«Oddio, che schifo!» («Oh, mon Dieu, c’est dégoûtant!») Voilà une exclamation que l’on entend souvent en ce moment à Rome. A l’origine de ces cris d’effroi, des invités non désirés qui, ces derniers jours, ont envahi de nombreux quartiers de la Ville éternelle. Les créatures rampent le soir et la nuit sur les trottoirs, les murs des immeubles, les balcons, les terrasses, et même le linge étendu.
Il leur arrive parfois de s'envoler, sans toutefois aller bien loin, et ils semblent plutôt chuter que voler vraiment, ce qui ne rend pas leur présence moins désagréable. L’auteur de ces lignes a lui-même aperçu, il y a deux jours, un spécimen de la Blatte américaine (Periplaneta americana) sur son balcon, et peut confirmer le haut degré de répulsion que provoquent ces insectes brun-rouge, semblables à des cafards ordinaires, mais en version XXL.

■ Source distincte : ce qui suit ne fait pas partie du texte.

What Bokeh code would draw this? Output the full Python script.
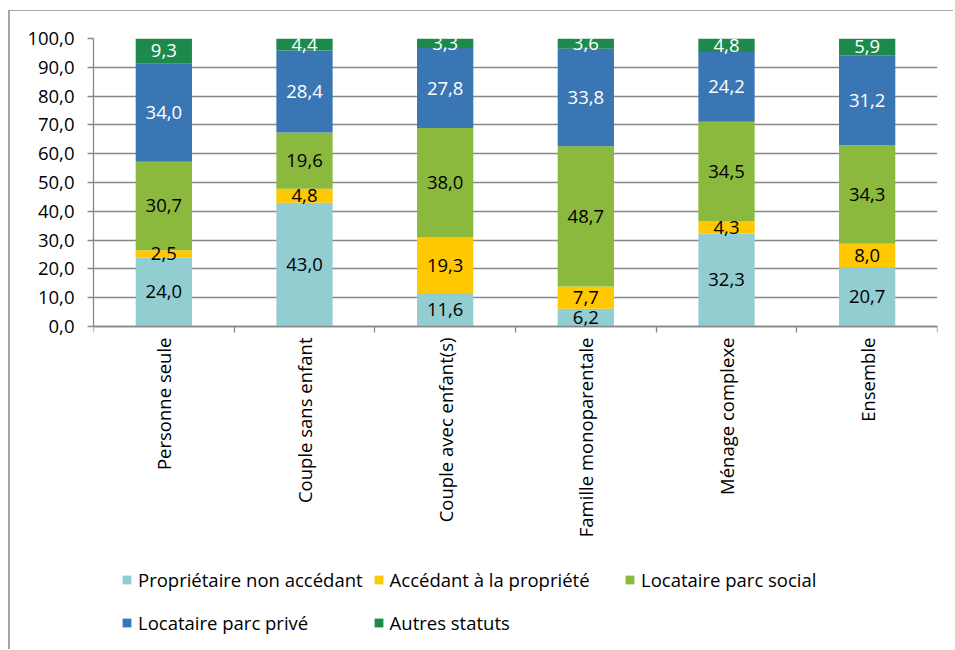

Parler de psychose collective serait sans doute prématuré, mais les médias locaux et les réseaux sociaux regorgent de témoignages, de photos et de vidéos d’habitants confrontés à ces grosses blattes. On parle d’«invasion», de «prolifération en pleine explosion».

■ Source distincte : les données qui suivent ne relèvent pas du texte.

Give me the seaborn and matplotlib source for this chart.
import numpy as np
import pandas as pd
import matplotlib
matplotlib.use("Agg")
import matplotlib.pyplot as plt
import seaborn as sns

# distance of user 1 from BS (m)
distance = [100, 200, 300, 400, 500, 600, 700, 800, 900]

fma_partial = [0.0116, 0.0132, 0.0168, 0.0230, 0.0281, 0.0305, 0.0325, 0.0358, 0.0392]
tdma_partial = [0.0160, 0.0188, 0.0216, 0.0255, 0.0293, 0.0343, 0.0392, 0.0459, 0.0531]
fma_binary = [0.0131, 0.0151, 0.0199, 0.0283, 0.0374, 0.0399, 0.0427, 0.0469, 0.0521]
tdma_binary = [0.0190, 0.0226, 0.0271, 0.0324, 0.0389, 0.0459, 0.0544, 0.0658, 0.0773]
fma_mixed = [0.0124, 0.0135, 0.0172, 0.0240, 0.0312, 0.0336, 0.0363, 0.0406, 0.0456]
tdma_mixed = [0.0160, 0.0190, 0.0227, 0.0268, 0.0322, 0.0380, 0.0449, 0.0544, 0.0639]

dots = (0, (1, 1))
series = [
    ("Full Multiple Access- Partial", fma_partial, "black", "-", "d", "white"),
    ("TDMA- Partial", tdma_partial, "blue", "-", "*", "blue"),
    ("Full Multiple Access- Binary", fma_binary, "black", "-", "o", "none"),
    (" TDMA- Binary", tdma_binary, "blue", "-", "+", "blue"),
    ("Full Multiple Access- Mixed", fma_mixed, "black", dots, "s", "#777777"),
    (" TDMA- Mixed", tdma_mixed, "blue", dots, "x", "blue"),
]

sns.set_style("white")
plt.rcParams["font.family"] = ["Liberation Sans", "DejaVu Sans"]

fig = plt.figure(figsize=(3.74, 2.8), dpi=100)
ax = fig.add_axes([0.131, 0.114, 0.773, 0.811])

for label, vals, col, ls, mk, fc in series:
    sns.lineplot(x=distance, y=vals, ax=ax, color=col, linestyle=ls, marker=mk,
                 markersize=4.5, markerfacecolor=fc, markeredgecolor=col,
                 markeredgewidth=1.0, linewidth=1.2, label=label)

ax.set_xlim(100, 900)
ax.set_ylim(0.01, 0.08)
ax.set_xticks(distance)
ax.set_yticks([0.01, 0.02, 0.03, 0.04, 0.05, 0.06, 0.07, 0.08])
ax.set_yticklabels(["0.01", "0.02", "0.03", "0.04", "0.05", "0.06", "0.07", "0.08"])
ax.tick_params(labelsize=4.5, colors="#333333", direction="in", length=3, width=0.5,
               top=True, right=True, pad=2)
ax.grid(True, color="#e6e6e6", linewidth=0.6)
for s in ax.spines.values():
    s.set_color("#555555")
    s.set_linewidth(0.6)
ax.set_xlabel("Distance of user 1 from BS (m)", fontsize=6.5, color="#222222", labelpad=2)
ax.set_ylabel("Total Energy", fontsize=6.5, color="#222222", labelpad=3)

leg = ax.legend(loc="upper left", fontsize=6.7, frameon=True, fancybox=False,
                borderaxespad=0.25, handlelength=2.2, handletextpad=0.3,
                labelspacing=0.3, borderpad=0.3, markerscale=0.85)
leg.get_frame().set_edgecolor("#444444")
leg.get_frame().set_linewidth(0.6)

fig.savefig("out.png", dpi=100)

Et pour cause, chaque femelle peut pondre jusqu’à 150 œufs au cours de sa vie, qui dure entre un et deux ans. Un rapide calcul suffit à imaginer l’ampleur possible de l’infestation.

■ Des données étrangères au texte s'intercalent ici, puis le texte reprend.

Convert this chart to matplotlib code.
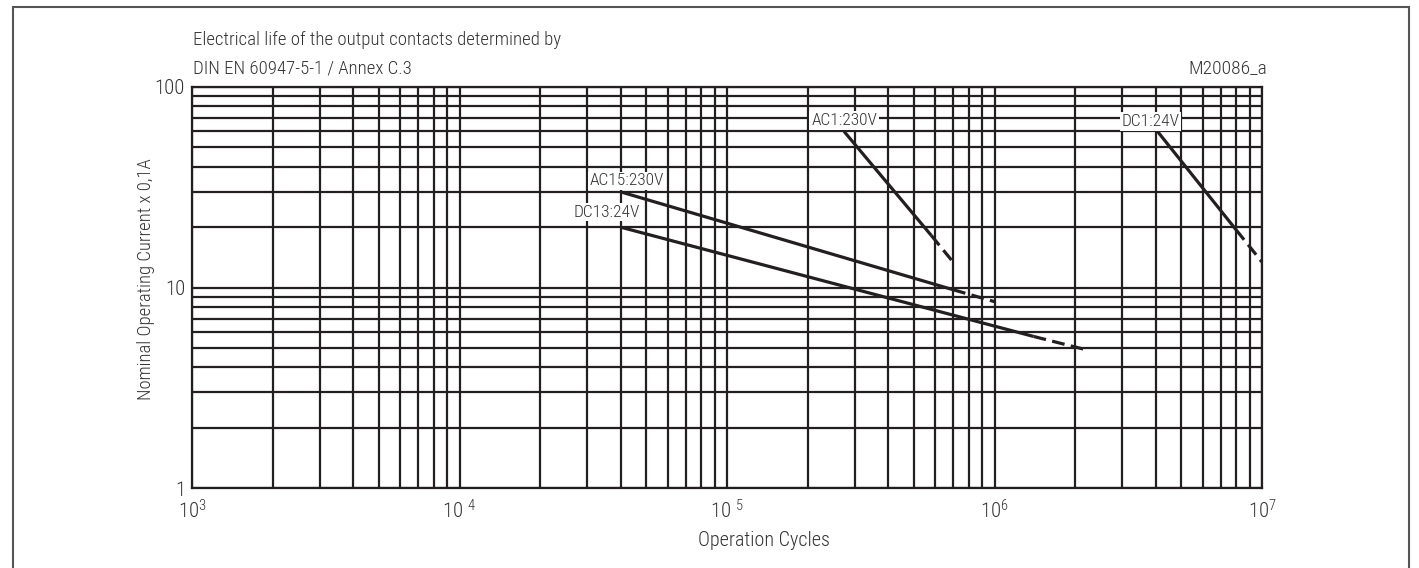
import matplotlib
matplotlib.use("Agg")
import matplotlib.pyplot as plt
from matplotlib import font_manager
from matplotlib.patches import Rectangle
from matplotlib.ticker import LogLocator, NullFormatter

_avail = {f.name for f in font_manager.fontManager.ttflist}
_prefs = ["Roboto Condensed", "IBM Plex Sans Condensed", "Archivo Narrow",
          "Liberation Sans Narrow", "Barlow Condensed", "Asap Condensed"]
MAIN = next((p for p in _prefs if p in _avail), "DejaVu Sans")
plt.rcParams['font.family'] = [MAIN, "DejaVu Sans"]
plt.rcParams['font.weight'] = 'light'
plt.rcParams['mathtext.fontset'] = 'custom'
plt.rcParams['mathtext.rm'] = MAIN + ':light'
plt.rcParams['mathtext.it'] = MAIN + ':light'

# ---- data ----
series_names = ["AC1:230V", "DC1:24V", "AC15:230V", "DC13:24V"]
# solid part (x, y) and dashed continuation
ac1_x_solid = [2.74e5, 5.8e5]
ac1_y_solid = [60, 18.2]
ac1_x_dash = [5.8e5, 7.0e5]
ac1_y_dash = [18.2, 13.4]

dc1_x_solid = [4.07e6, 8.0e6]
dc1_y_solid = [60, 19.4]
dc1_x_dash = [8.0e6, 1.0e7]
dc1_y_dash = [19.4, 13.4]

ac15_x_solid = [4.0e4, 7.0e5]
ac15_y_solid = [30, 9.75]
ac15_x_dash = [7.0e5, 1.0e6]
ac15_y_dash = [9.75, 8.5]

dc13_x_solid = [4.0e4, 1.4e6]
dc13_y_solid = [20, 5.7]
dc13_x_dash = [1.4e6, 2.15e6]
dc13_y_dash = [5.7, 4.93]

x_ticks = [1e3, 1e4, 1e5, 1e6, 1e7]
x_tick_labels = [r"$\mathregular{10^{3}}$", r"$\mathregular{10\ ^{4}}$", r"$\mathregular{10\ ^{5}}$",
                 r"$\mathregular{10^{6}}$", r"$\mathregular{10^{7}}$"]
y_ticks = [1, 10, 100]
y_tick_labels = ["1", "10", "100"]

# label offsets (pixels) relative to series start
label_offsets = [(0, 11), (-7, 10), (6, 11), (-14, 15)]

INK = "#231f20"
TXT = "#333333"

W, H = 1419, 568
fig = plt.figure(figsize=(W / 100, H / 100), dpi=100)
ax = fig.add_axes([192 / W, 1 - 488 / H, (1262 - 192) / W, (488 - 87) / H])
ax.set_xscale("log")
ax.set_yscale("log")
ax.set_xlim(1e3, 1e7)
ax.set_ylim(1, 100)

ax.xaxis.set_minor_locator(LogLocator(base=10, subs=range(2, 10)))
ax.yaxis.set_minor_locator(LogLocator(base=10, subs=range(2, 10)))
ax.xaxis.set_minor_formatter(NullFormatter())
ax.yaxis.set_minor_formatter(NullFormatter())
ax.grid(True, which="both", color=INK, linewidth=1.6)
ax.set_axisbelow(True)
for s in ax.spines.values():
    s.set_color(INK)
    s.set_linewidth(1.6)
ax.tick_params(which="both", length=0)
ax.set_xticks(x_ticks)
ax.set_xticklabels(x_tick_labels)
ax.set_yticks(y_ticks)
ax.set_yticklabels(y_tick_labels)
ax.tick_params(axis="x", pad=8, labelsize=15, labelcolor=TXT)
ax.tick_params(axis="y", pad=5, labelsize=15, labelcolor=TXT)

all_series = [
    (ac1_x_solid, ac1_y_solid, ac1_x_dash, ac1_y_dash),
    (dc1_x_solid, dc1_y_solid, dc1_x_dash, dc1_y_dash),
    (ac15_x_solid, ac15_y_solid, ac15_x_dash, ac15_y_dash),
    (dc13_x_solid, dc13_y_solid, dc13_x_dash, dc13_y_dash),
]
for name, (xs, ys, xd, yd), off in zip(series_names, all_series, label_offsets):
    ax.plot(xs, ys, color=INK, linewidth=2.3, solid_capstyle="butt", zorder=3, clip_on=False)
    ax.plot(xd, yd, color=INK, linewidth=2.3, linestyle=(0, (4, 2)), dash_capstyle="butt",
            zorder=3, clip_on=False)
    ax.annotate(name, xy=(xs[0], ys[0]), xytext=off, textcoords="offset pixels",
                ha="center", va="center", fontsize=12.5, color=TXT, zorder=4,
                bbox=dict(boxstyle="square,pad=0.1", fc="white", ec="none"))

fig.text(146 / W, 1 - 279 / H, "Nominal Operating Current x 0,1A", rotation=90,
         ha="center", va="center", fontsize=13.4, color=TXT)
fig.text(764 / W, 1 - 541 / H, "Operation Cycles", ha="center", va="center",
         fontsize=14.5, color=TXT)

fig.text(193 / W, 1 - 45 / H, "Electrical life of the output contacts determined by",
         ha="left", va="baseline", fontsize=13.5, color=TXT)
fig.text(193 / W, 1 - 74 / H, "DIN EN 60947-5-1 / Annex C.3",
         ha="left", va="baseline", fontsize=13.5, color=TXT)
fig.text(1267 / W, 1 - 73 / H, "M20086_a", ha="right", va="baseline", fontsize=14, color=TXT)

fig.patches.append(Rectangle((13 / W, -0.05), (1409 - 13) / W, 1.05 - 7 / H,
                             transform=fig.transFigure, fill=False, ec="#555555", lw=1.5))

fig.savefig("out.png", dpi=100)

Les autorités mettent en garde contre ces insectes nocturnes qui vivent dans les canalisations en journée, et se nourrissent volontiers de déchets en décomposition. Ils peuvent transmettre des maladies comme la dysenterie ou la salmonellose, et leurs excréments sont susceptibles de provoquer des réactions allergiques, notamment de l’asthme. Il est donc conseillé aux habitants de garder les fenêtres fermées le soir.
Pour les spécialistes, les causes de cette invasion sont claires: d’une part, la chaleur exceptionnelle et précoce favorise la prolifération de ces insectes amateurs de chaleur et d’humidité. D’autre part, Rome souffre toujours de problèmes chroniques de salubrité urbaine, et trop de détritus jonchent les rues et les ruelles, en particulier des restes alimentaires.
La crise des déchets, qui perdure depuis des années, n’a toujours pas été résolue. Avec ses trois millions d’habitants, la capitale italienne ne dispose d’aucune usine d’incinération. Résultat, ces montagnes de détritus attirent non seulement les cafards, mais aussi des mouettes par centaines, des milliers de sangliers, et bien sûr des rats.
Durant le mandat du maire social-démocrate Roberto Gualtieri, la situation s’est quelque peu améliorée, mais, comme le prouve cette nouvelle invasion, cela n'est pas encore suffisant.
Dans le quotidien Il Messaggero, le biologiste Andrea Lunerti a toutefois appelé au calme. Selon lui, il n’y a «aucune raison de paniquer». La Blatte américaine est présente en Italie méridionale depuis des siècles, et avait déjà été observée à Rome il y a plusieurs années. Parler d’«invasion» serait même inapproprié, car cela supposerait que l’espèce n’y existait pas auparavant.
Il rappelle aussi que le nom Blatte américaine est trompeur, car l’insecte est en réalité originaire d’Asie, et s’est répandu dans la région méditerranéenne via l’Afrique, notamment par l’intermédiaire des navires. Fait insolite rapporté par certains médias italiens, dans plusieurs pays asiatiques, ces blattes géantes sont considérées comme des mets délicats.
Selon Andrea Lunerti, ce développement spectaculaire des cafards géants est un symptôme de la mondialisation et du changement climatique. Ils sont désormais présents dans tous les ports de la Méditerranée, et remontent progressivement vers le nord, profitant de températures de plus en plus favorables à leur survie durant l'hiver.
La prolifération actuelle ne se limite d’ailleurs pas à Rome, et ce n’est pas la première du genre. L’an passé, la station balnéaire de Gaeta, très prisée des Romains et des Napolitains et située à environ 150 kilomètres au sud-est de la capitale, avait été fortement touchée. Mais à l’époque, aucun média national ou international ne s’était intéressé au sujet. Cette année, en revanche, la situation semble calme à Gaeta, et aucune apparition de blattes géantes n’a encore été signalée.